According to Hersh, the insurgent violence, along with an upcoming presidential election, created the impetus for Abu Ghraib. Bush wanted to gain the most information he could in the shortest amount of time.
"While Americans value privacy, Arabs work on shame," Hersh said. "Men cannot see men naked, it's against the Koran. The photos that were taken could be used as blackmail against these prisoners.
The President and his administration knew what was going on, according to Hersh; they had inspected Abu Ghraib and praised its work.
According to Hersh, the American troops in Abu Ghraib were deeply affected by the torture they inflicted. He compared their actions to those of the US soldiers involved in the My Lai massacre in Vietnam, which he exposed in 1969.
"I gave them a good boy," Hersh quoted one mother of a soldier involved in the My Lai massacre. "And they gave me back a murderer."
Abu Ghraib is just one example of covert military behavior, Hersh said, but it goes deeper. In recent months, the military has even been hiding where U.S. troops are located. Most troops are being killed in Romady, not Baghdad.
The new plan of attack is to take over one city at a time with the goal of making Iraqis more afraid of U.S. troops than insurgents. The military believes that this is the best way to make Iraqi's safe. The marines, however, do not have the intelligence to make this mission successful and eventually, Hersh said, it will result in a civil war.

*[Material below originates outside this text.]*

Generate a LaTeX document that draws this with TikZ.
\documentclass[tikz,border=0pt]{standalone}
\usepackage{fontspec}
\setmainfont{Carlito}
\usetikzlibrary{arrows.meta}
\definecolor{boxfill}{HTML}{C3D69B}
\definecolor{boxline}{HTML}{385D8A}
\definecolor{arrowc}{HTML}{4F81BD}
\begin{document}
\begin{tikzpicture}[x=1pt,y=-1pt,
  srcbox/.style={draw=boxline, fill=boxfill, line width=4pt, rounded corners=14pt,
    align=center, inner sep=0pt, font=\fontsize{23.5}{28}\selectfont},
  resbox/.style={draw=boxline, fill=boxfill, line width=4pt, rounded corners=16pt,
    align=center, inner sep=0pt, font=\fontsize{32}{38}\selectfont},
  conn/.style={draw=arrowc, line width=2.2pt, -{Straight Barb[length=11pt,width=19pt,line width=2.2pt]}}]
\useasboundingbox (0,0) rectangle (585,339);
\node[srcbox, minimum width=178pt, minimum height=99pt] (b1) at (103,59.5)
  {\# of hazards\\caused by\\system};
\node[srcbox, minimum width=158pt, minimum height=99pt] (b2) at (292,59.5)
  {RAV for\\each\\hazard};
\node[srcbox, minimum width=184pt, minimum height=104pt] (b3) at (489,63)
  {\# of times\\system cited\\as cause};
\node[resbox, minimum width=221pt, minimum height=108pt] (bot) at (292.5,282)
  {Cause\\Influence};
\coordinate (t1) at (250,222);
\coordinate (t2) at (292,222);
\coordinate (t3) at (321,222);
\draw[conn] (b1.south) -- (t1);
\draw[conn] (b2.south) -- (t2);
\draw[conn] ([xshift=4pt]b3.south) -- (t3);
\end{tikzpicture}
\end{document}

On the subject of Afghanistan, Hersh claimed that the violence was completely unnecessary.
"More than 70% of the Taliban didn't want bin Laden as a leader," Hersh said. "Meanwhile, we have declared victory when warlords control the military bases and a mafia society is in control."

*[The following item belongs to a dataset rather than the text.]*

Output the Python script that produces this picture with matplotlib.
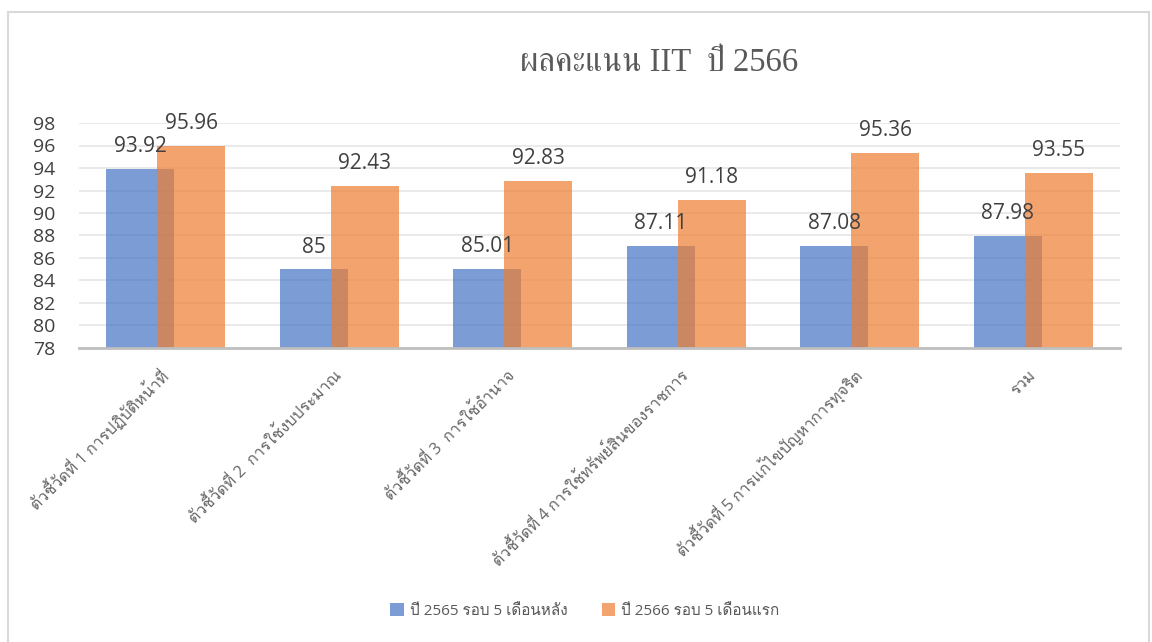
import matplotlib
matplotlib.use("Agg")
import matplotlib.pyplot as plt
from matplotlib import font_manager as fm
from matplotlib.patches import Rectangle
import numpy as np

# ---------------- data ----------------
categories = [
    "ตัวชี้วัดที่ 1 การปฏิบัติหน้าที่",
    "ตัวชี้วัดที่ 2  การใช้งบประมาณ",
    "ตัวชี้วัดที่ 3  การใช้อำนาจ",
    "ตัวชี้วัดที่ 4 การใช้ทรัพย์สินของราชการ",
    "ตัวชี้วัดที่ 5 การแก้ไขปัญหาการทุจริต",
    "รวม",
]
series_2565 = [93.92, 85, 85.01, 87.11, 87.08, 87.98]
series_2566 = [95.96, 92.43, 92.83, 91.18, 95.36, 93.55]
labels_2565 = ["93.92", "85", "85.01", "87.11", "87.08", "87.98"]
labels_2566 = ["95.96", "92.43", "92.83", "91.18", "95.36", "93.55"]
series_names = ["ปี 2565 รอบ 5 เดือนหลัง", "ปี 2566 รอบ 5 เดือนแรก"]
title_text = "ผลคะแนน IIT  ปี 2566"
y_ticks = list(range(78, 99, 2))

# ---------------- fonts ----------------
def find_thai_fonts():
    found = []
    try:
        from fontTools.ttLib import TTFont
    except Exception:
        return found
    for f in fm.fontManager.ttflist:
        try:
            tt = TTFont(f.fname, fontNumber=0, lazy=True)
            cmap = tt.getBestCmap()
            if cmap and 0x0E01 in cmap and 0x0E35 in cmap:
                if f.name not in found:
                    found.append(f.name)
        except Exception:
            pass
    return found

thai_fonts = find_thai_fonts()

def pick(prefs):
    for p in prefs:
        if p in thai_fonts:
            return p
    return thai_fonts[0] if thai_fonts else "DejaVu Sans"

thai_sans = pick(["Loma", "Garuda", "Noto Sans Thai Looped", "Anuphan"])
thai_serif = pick(["Norasi", "Kinnari", "FreeSerif", "Loma"])
sans = ["Open Sans", thai_sans, "DejaVu Sans"]
serif = ["Liberation Serif", thai_serif, "DejaVu Sans"]

# ---------------- figure ----------------
fig = plt.figure(figsize=(11.52, 6.42), dpi=100)
W, H = 1152, 642

# outer chart frame
fig.patches.append(Rectangle((8 / W, -0.05), (1149 - 8) / W, 1.05 - 12 / H,
                             transform=fig.transFigure, fill=False,
                             edgecolor="#d9d9d9", linewidth=1.5))

ax = fig.add_axes([79 / W, 1 - 348 / H, (1120 - 79) / W, 225 / H])

x = np.arange(len(categories))
bw = 0.392
off = 0.147
c_blue = "#4472C4"
c_orange = "#ED7D31"
b1 = ax.bar(x - off, series_2565, bw, color=c_blue, alpha=0.7,
            label=series_names[0], zorder=2)
b2 = ax.bar(x + off, series_2566, bw, color=c_orange, alpha=0.7,
            label=series_names[1], zorder=3)

for xs, vals, texts in ((x - off, series_2565, labels_2565),
                        (x + off, series_2566, labels_2566)):
    for xi, v, t in zip(xs, vals, texts):
        ax.annotate(t, (xi, v), xytext=(0, 16), textcoords="offset points",
                    ha="center", va="center", fontsize=15, color="#404040",
                    family=sans, zorder=5, annotation_clip=False)

ax.set_xlim(-0.5, len(categories) - 0.5)
ax.set_ylim(78, 98)
ax.set_yticks(y_ticks)
ax.set_yticklabels([str(t) for t in y_ticks], family=sans, fontsize=14,
                   color="#404040")
ax.tick_params(axis="y", length=0, pad=17)
ax.set_xticks(x)
ax.set_xticklabels(categories, rotation=45, ha="right", va="center",
                   rotation_mode="anchor", family=sans, fontsize=11.6,
                   color="#666666")
ax.tick_params(axis="x", length=0, pad=18)

ax.grid(axis="y", color="#e8e8e8", linewidth=1.3, zorder=0)
ax.set_axisbelow(True)
for s in ["top", "right", "left"]:
    ax.spines[s].set_visible(False)
ax.spines["bottom"].set_color("#bfbfbf")
ax.spines["bottom"].set_linewidth(2)
ax.spines["bottom"].set_zorder(6)

fig.text(659 / W, 1 - 63 / H, title_text, ha="center", va="center",
         fontsize=23.5, color="#595959", family=serif)

leg = fig.legend(handles=[b1, b2], labels=series_names, loc="center",
                 bbox_to_anchor=(585 / W, 1 - 611 / H), ncol=2, frameon=False,
                 prop=fm.FontProperties(family=sans, size=11),
                 handlelength=0.9, handleheight=0.9, handletextpad=0.4,
                 columnspacing=2.2, labelcolor="#595959")

fig.savefig("out.png", dpi=100)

Hersh's most recent articles in January 2005 revealed that the U.S. has been conducting covert operations in Iran to identify targets for possible strikes. While both the Bush administration and the Iranian government have denied these allegations, Hersh claims that the U.S. will not stand for Iran having nuclear power.

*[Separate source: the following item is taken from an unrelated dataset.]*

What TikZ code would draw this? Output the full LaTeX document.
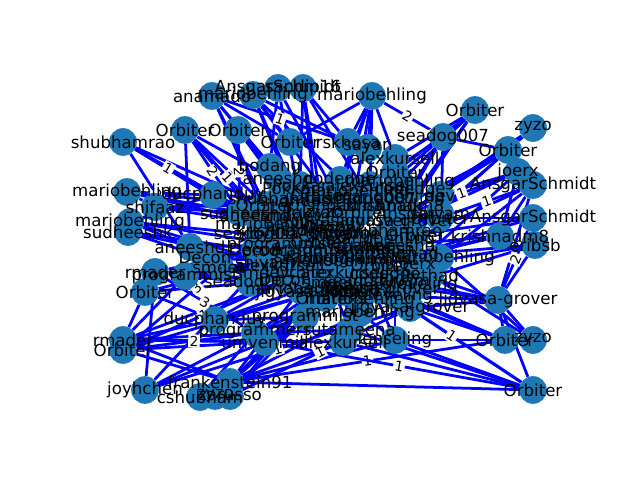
\documentclass[tikz,border=0pt]{standalone}
\usepackage{fontspec}
\setmainfont{DejaVu Sans}
\usetikzlibrary{backgrounds}
\definecolor{nodeblue}{RGB}{31,119,180}

\tikzset{
    dot/.style = {circle, fill=nodeblue, minimum size=20pt, inner sep=0pt},
    name text/.style = {font=\fontsize{12}{14}\selectfont, inner sep=0pt},
    edge/.style = {blue, line width=2pt},
    elabel/.style = {fill=white, text=black, inner sep=1pt, sloped, font=\fontsize{10}{12}\selectfont},
}

\begin{document}
\begin{tikzpicture}[x=0.01in, y=-0.01in]
    \useasboundingbox (0,0) rectangle (640,480);
    % name / x / y / text
    \def\peoplelist{
        shub/123/142/shubhamrao, orbA/185/130/Orbiter, orbB/238/130/Orbiter,
        anam/212/96/anamado, marA/253/95/mariobehling, ansA/278/88/AnsgarSchmidt,
        sand/303/88/sandip16, marB/372/96/mariobehling, orbC/475/110/Orbiter,
        zyzA/533/128/zyzo, sead/443/137/seadog007, orbD/508/150/Orbiter,
        joer/518/172/joerx, ansB/533/185/AnsgarSchmidt, ansC/533/218/AnsgarSchmidt,
        erib/535/245/eribsb, kris/500/236/krishnadm8, shiv/440/213/shivam,
        lidv/498/300/lidvasa-grover, orbE/505/340/Orbiter, zyzB/533/340/zyzo,
        orbF/533/390/Orbiter, rmaA/123/340/rmader, orbG/123/350/Orbiter,
        joyh/145/390/joyhchen, cshu/200/397/cshubham, zyzC/215/396/zyzo,
        zaru/230/396/zarusso, fran/230/382/frankenstein91, marC/127/192/mariobehling,
        marD/130/222/mariobehling, sudA/128/232/sudheeshk, shif/155/207/shifaaz,
        ducA/213/195/ducphanduy, rmaB/155/272/rmader, orbH/145/292/Orbiter,
        prgA/185/276/programmist, anee/190/247/aneeshd, deco/205/258/Decon,
        smde/220/267/smdev, ducB/215/320/ducphanduy, prgB/255/333/programmers,
        umve/265/342/umvenmill, alxA/343/342/alexkursell, lens/395/340/lenseling,
        ruta/350/330/rutameena, orbI/290/142/Orbiter, rskh/348/142/rskhosa,
        saya/368/148/sayan, alxB/395/158/alexkursell, orbJ/395/172/Orbiter,
        marE/400/182/mariobehling, code/410/190/codedge, boda/270/167/bodang,
        aneB/278/178/aneeshd, pokk/290/188/Pokkar, sudB/240/213/sudheesh,
        mak/405/205/mak, dev/440/195/dev, orbK/440/218/Orbiter,
        marF/440/258/mariobehling, pyth/430/277/Pythad, glev/395/296/gleveling,
        jigA/315/293/jigyasa-grover, prgC/305/317/programmist, marG/360/313/mariobehling,
        jigB/410/308/jigyasa-grover, seaB/250/283/seadog007,
        % the crowded middle
        c1/265/205/Orbiter, c2/300/200/sudheesh, c3/335/205/krishnadm8,
        c4/370/200/seadog007, c5/405/215/Ansgar, c6/270/225/mariobehling,
        c7/310/225/alexkursell, c8/350/222/jigyasa-grover, c9/390/230/shubhamrao,
        c10/280/245/programmist, c11/320/242/Orbiter, c12/360/245/rmader,
        c13/400/245/aneeshd, c14/265/262/shivam, c15/300/262/zyzo,
        c16/340/262/mariobehling, c17/380/265/Orbiter, c18/415/265/joerx,
        c19/285/280/Decon, c20/330/282/smdev, c21/370/282/seadog007,
        c22/310/212/Pokkar, c23/345/235/codedge, c24/375/255/bodang,
        c25/255/215/aneeshd, c26/290/215/rmader, c27/325/215/zyzo,
        c28/360/212/Orbiter, c29/395/205/krishnadm8, c30/260/235/seadog007,
        c31/300/235/jigyasa-grover, c32/340/232/shivam, c33/380/240/mariobehling,
        c34/415/235/Orbiter, c35/255/250/Decon, c36/295/252/programmist,
        c37/335/250/AnsgarSchmidt, c38/375/248/sudheesh, c39/410/255/Pythad,
        c40/262/272/smdev, c41/305/272/Orbiter, c42/345/272/alexkursell,
        c43/385/275/codedge, c44/420/285/gleveling, c45/300/290/mariobehling,
        c46/345/292/seadog007, c47/380/290/jigyasa-grover, c48/320/195/Orbiter,
        c49/355/192/mariobehling, c50/300/185/Pokkar, c51/340/180/codedge,
        c52/370/185/alexkursell, c53/280/198/shubhamrao, c54/390/198/mariobehling,
        c55/285/230/krishnadm8, c56/395/222/jigyasa-grover, c57/320/258/seadog007,
        c58/365/260/programmist, c59/280/265/alexkursell, c60/400/280/shivam,
        c61/325/298/Orbiter, c62/360/300/mariobehling, c63/330/228/Decon,
        c64/350/285/rmader}
    \foreach \n/\x/\y/\t in \peoplelist
        \node[dot] (\n) at (\x,\y) {};

    \begin{scope}[on background layer]
        \foreach \a/\bs in {
            shub/{c1,c6,sudB}, orbA/{c1,c10,anee,c6,pokk}, orbB/{c2,boda,c7,c11,aneB},
            anam/{c1,c2,orbI,c6,boda}, marA/{c3,c7,orbI,rskh,pokk,c49}, ansA/{c2,c8,boda},
            sand/{c4,c11,rskh,c48,c50}, marB/{c4,c3,c8,alxB,rskh,saya,orbI,c51},
            orbC/{sead,c5,orbJ,c9,marE}, zyzA/{orbD,c5}, sead/{c4,c9,code,orbD,c52},
            orbD/{c5,c13,mak,joer,c17}, joer/{c9,c18,dev,kris}, ansB/{c13,kris,marF,lidv},
            ansC/{c17,orbK,c34}, erib/{c18,lidv,pyth,c39}, kris/{c13,c17,c39}, shiv/{c9,c12},
            lidv/{c21,glev,jigB,orbE,zyzB,pyth,c44}, orbE/{c21,jigB,lens,c47}, zyzB/{c18,marF},
            orbF/{fran,alxA,lens,jigB,lidv,ruta},
            rmaA/{fran,prgB,ducB,prgA,c19,orbH,alxA}, orbG/{fran,prgB,umve,jigA,c19},
            joyh/{prgB,umve,rmaB,c10}, cshu/{prgB,fran}, zyzC/{prgC,fran}, zaru/{prgC,jigA},
            fran/{c20,prgC,alxA,lens,marG,c45}, marC/{c6,ducA,shif,c1,c25},
            marD/{c10,ducA,anee,c14,c30}, sudA/{c14,deco,shif,c35}, shif/{c1,sudB,c6},
            ducA/{c2,c6,c11}, rmaB/{c10,c19,prgA,seaB,c40}, orbH/{c14,seaB,ducB},
            prgA/{c15,c19}, anee/{c14,c10}, deco/{c15,c19}, ducB/{c19,jigA,prgC,c45},
            prgB/{c20,prgC,ruta,c46}, umve/{c20,alxA}, alxA/{c21,marG}, lens/{c21,marG,glev},
            ruta/{c20,c16}, smde/{c14,c15}, orbJ/{c34,c29}, code/{c33}, dev/{c34}}{
            \foreach \b in \bs
                \draw[edge] (\a) -- (\b);
        }
        % edges with a weight printed on them
        \foreach \a/\b/\w in {
            fran/orbE/1, orbF/umve/1, rmaA/umve/2, orbF/c21/1, rmaB/prgB/3,
            orbG/c19/1, orbG/c6/3, shub/anee/2, shub/ducA/1, orbA/sudB/2,
            orbB/sudB/2, orbA/c6/1, anam/rskh/1, marB/sead/2, orbC/alxB/2,
            sead/marF/3, orbD/c12/2, joer/c5/1, ansB/orbK/1, ansC/lidv/2,
            joyh/jigB/1, zaru/jigB/1}
            \draw[edge] (\a) -- node[elabel] {\w} (\b);
    \end{scope}

    \foreach \n/\x/\y/\t in \peoplelist
        \node[name text] (\n-t) at (\n) {\t};
\end{tikzpicture}
\end{document}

"We'll do something in Iran," Hersh said. "The Bush administration has long been planning it. This is the worst presidency and the worst war at the worst time in history that I can see. The Congress does not stand up to Bush. Their problem is that they're down 20 IQ points a man since the 1960's."
While his lecture gave a pessimistic view of the next four years, he did offer hope for the upcoming Congressional elections. In the last election, he noted an emerging pattern in the West, which he called community building. Our government needs new leadership, he said. The people need to support better politicians and than work to get these people elected.
Most students trusted Hersh's credibility but questioned his extreme negativity of the current political situation.
"It seems like he's well connected with very powerful people," said Josh Cohen '05. "He's credible--fame allows people to confide in him and so he becomes a great source of information."
"If anything good can come out of all of this mess, maybe it will be that people will develop a more critical perspective about those in power, and military recruiting will suffer," said Mark Bray '05.
Professor Philip Pomper of the History Department has been friends with Hersh since elementary school and invited him to speak at Wesleyan.
"You never can guess when you're playing softball with someone on the south side of Chicago, what they are destined to become," Pomper said. "But when you can balance advocacy with actuary, you can make a compelling case. And that's just the kind of man he is. A man of conviction."